When you sit down in front of a steaming dish of your favorite food, all your senses are on high alert. First, you see the food in all its delicious glory. Then, you smell the food and the aromas waft into your nose. Next, you touch the food as you scoop up a forkful to your mouth and finally, you taste the food as the textures of the ingredients grace your palate. The only sense that doesnt play much of a role is the sense of hearing (unless youre eating food thats sizzling and crackling!) My point is, eating is a very sensual experience, and the inability to use one of the senses alters it overall.
Last week, an 18 year old cat came into the PPAC with concerned parents, stemming from its recent rapid weight loss—2 lbs since March—and, a loss of appetite. Two pounds may not sound like much to us, but to a small cat, thats quite a bit. Dr. S. did some blood work and a general physical exam to take a look.
The exam revealed not much—just a runny nose.
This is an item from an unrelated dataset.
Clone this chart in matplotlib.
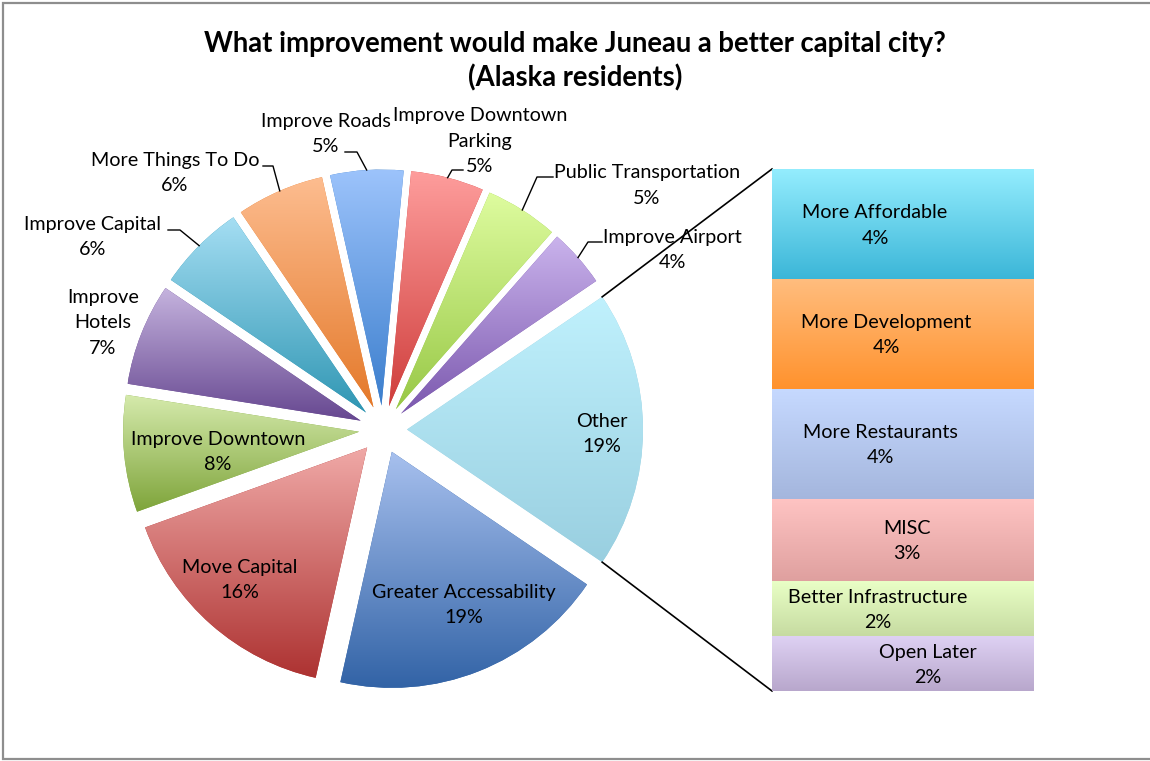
import numpy as np
import matplotlib
matplotlib.use('Agg')
import matplotlib.pyplot as plt
from matplotlib.colors import to_rgb

plt.rcParams['font.family'] = ['Lato', 'DejaVu Sans']

title = 'What improvement would make Juneau a better capital city?\n(Alaska residents)'

# pie slices, clockwise starting below "Other"
categories = ['Greater Accessability', 'Move Capital', 'Improve Downtown', 'Improve Hotels',
              'Improve Capital', 'More Things To Do', 'Improve Roads',
              'Improve Downtown Parking', 'Public Transportation', 'Improve Airport', 'Other']
values = [19, 16, 8, 7, 6, 6, 5, 5, 5, 4, 19]

# what "Other" is made of, top to bottom of the bar
other_categories = ['More Affordable', 'More Development', 'More Restaurants', 'MISC',
                    'Better Infrastructure', 'Open Later']
other_values = [4, 4, 4, 3, 2, 2]

# (top, bottom) gradient colours
pie_colors = [('#a7c0ee', '#3263a6'), ('#f0a9a7', '#ad3231'), ('#d5eaac', '#7ea43a'),
              ('#c5b3de', '#664790'), ('#a5def3', '#2f96b3'), ('#fdbd90', '#e4792a'),
              ('#9cc3fb', '#3b7ecd'), ('#fe9d9c', '#cf3e3c'), ('#defc9f', '#98c846'),
              ('#cab3ec', '#7b58ae'), ('#c0f1fd', '#99cfe0')]
bar_colors = [('#94edfe', '#3bb6d8'), ('#ffbd7e', '#ff922d'), ('#c6d9ff', '#a4b6dd'),
              ('#ffc4c3', '#dfa09f'), ('#e9ffc6', '#c6dba1'), ('#ded1f3', '#b8a7cc')]

LABEL_FS = 14.2
LINESP = 1.6


def fill_gradient(axis, patch, top, bottom):
    ext = patch.get_path().transformed(patch.get_patch_transform()).get_extents()
    t = np.linspace(0, 1, 256)[:, None, None]
    img = (1 - t) * np.array(to_rgb(top)) + t * np.array(to_rgb(bottom))
    im = axis.imshow(img, extent=(ext.x0, ext.x1, ext.y1, ext.y0), origin='upper',
                     aspect='auto', interpolation='bilinear', zorder=patch.get_zorder() + 0.1)
    im.set_clip_path(patch)


fig = plt.figure(figsize=(11.5, 7.61), dpi=100)
ax = fig.add_axes([0, 0, 1, 1])

# y axis runs downward, so counterclockwise data angles are drawn clockwise
start = 180 * values[-1] / sum(values)
wedges, _ = ax.pie(values, center=(383, 429.5), radius=236, explode=[24] * len(values),
                   startangle=start, counterclock=True, wedgeprops=dict(linewidth=0))
for w, (c0, c1) in zip(wedges, pie_colors):
    w.set_facecolor(c1)
    fill_gradient(ax, w, c0, c1)

ax.set_xlim(0, 1150)
ax.set_ylim(761, 0)
ax.set_aspect('auto')
ax.axis('off')


def arc_point(w, ang):
    a = np.radians(ang)
    return w.center[0] + w.r * np.cos(a), w.center[1] + w.r * np.sin(a)


pct = {c: f'{v}%' for c, v in zip(categories, values)}

# labels sitting on the slices
inside = {'Other': (602, 434), 'Greater Accessability': (464, 605),
          'Move Capital': (240, 580), 'Improve Downtown': (218, 452)}
for name, (x, y) in inside.items():
    ax.text(x, y, f'{name}\n{pct[name]}', ha='center', va='center', fontsize=LABEL_FS,
            linespacing=LINESP, zorder=5)

# labels outside with leader lines: text centre, line start, elbow
outside = {
    'Improve Hotels': ('Improve\nHotels', (103, 323), None, None),
    'Improve Capital': ('Improve Capital', (93, 237), (168, 230), (180, 230)),
    'More Things To Do': ('More Things To Do', (175, 173), (263, 166), (273, 166)),
    'Improve Roads': ('Improve Roads', (326, 134), (345, 152), (357, 152)),
    'Improve Downtown Parking': ('Improve Downtown\nParking', (480, 141), (463, 170), (452, 170)),
    'Public Transportation': ('Public Transportation', (647, 185.5), (553, 177), (537, 177)),
    'Improve Airport': ('Improve Airport', (672, 250), (602, 242), (588, 242)),
}
for w, name in zip(wedges, categories):
    if name not in outside:
        continue
    text, (x, y), p0, p1 = outside[name]
    ax.text(x, y, f'{text}\n{pct[name]}', ha='center', va='center', fontsize=LABEL_FS,
            linespacing=LINESP, zorder=5)
    if p0 is not None:
        px, py = arc_point(w, (w.theta1 + w.theta2) / 2)
        ax.plot([p0[0], p1[0], px], [p0[1], p1[1], py], color='black', lw=1, zorder=4)

ax.text(575, 61, title, ha='center', va='center', fontsize=19.8, fontweight='bold',
        linespacing=1.32)

# chart border (open on the right)
ax.plot([1150, 3, 3, 1150], [3, 3, 759, 759], color='#8e8e8e', lw=1.6,
        solid_joinstyle='miter')

# bar of "Other"
bax = fig.add_axes([772 / 1150, (761 - 691) / 761, 262 / 1150, 522 / 761])
bottoms = np.concatenate([[0], np.cumsum(other_values)[:-1]])
bars = bax.bar(0, other_values, bottom=bottoms, width=1, linewidth=0)
for b, (c0, c1) in zip(bars, bar_colors):
    b.set_facecolor(c1)
    fill_gradient(bax, b, c0, c1)
bax.set_xlim(-0.5, 0.5)
bax.set_ylim(sum(other_values), 0)
bax.axis('off')

label_x = [-0.107, -0.065, -0.088, 0.015, -0.095, 0.095]
for name, v, b0, lx in zip(other_categories, other_values, bottoms, label_x):
    bax.text(lx, b0 + v / 2 + 0.05, f'{name}\n{v}%', ha='center', va='center',
             fontsize=LABEL_FS, linespacing=LINESP)

# connector lines from the "Other" slice to the bar
other = wedges[-1]
ends = sorted([arc_point(other, other.theta1), arc_point(other, other.theta2)], key=lambda p: p[1])
corners = ax.transData.inverted().transform(bax.transAxes.transform([(0, 1), (0, 0)]))
for (ex, ey), (cx, cy) in zip(ends, corners):
    ax.plot([ex, cx], [ey, cy], color='black', lw=1.2, zorder=4)

fig.savefig('out.png', dpi=100)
The blood work on the other hand showed kidney failure and an elevated white blood cell count which showed that there was an infection. To probe deeper, Dr. S. also took an ultrasound which revealed evidence of pancreatitis. In an elderly cat, these medical issues are not all that uncommon so they went ahead and treated these various ailments. Unfortunately, this did not seem to resolve the issue and the cat continued not eating. Though he would stick his nose in the food, with apparent interest, he rarely was inspired to actually chow down.
Reflecting on the situation, Dr. S. had a chat with Anna, one of the techs at the PPAC who mentioned that her son, an adorable kid with chronic asthma, often seemed off his food. When this happened, Anna would declog his nose with a nebulizer and voila, his appetite would return. Dr. S. tried just this and, like Annas son, the cat was back on his food.
Turns out, the kitty just needed to be able to smell his food to want to eat it.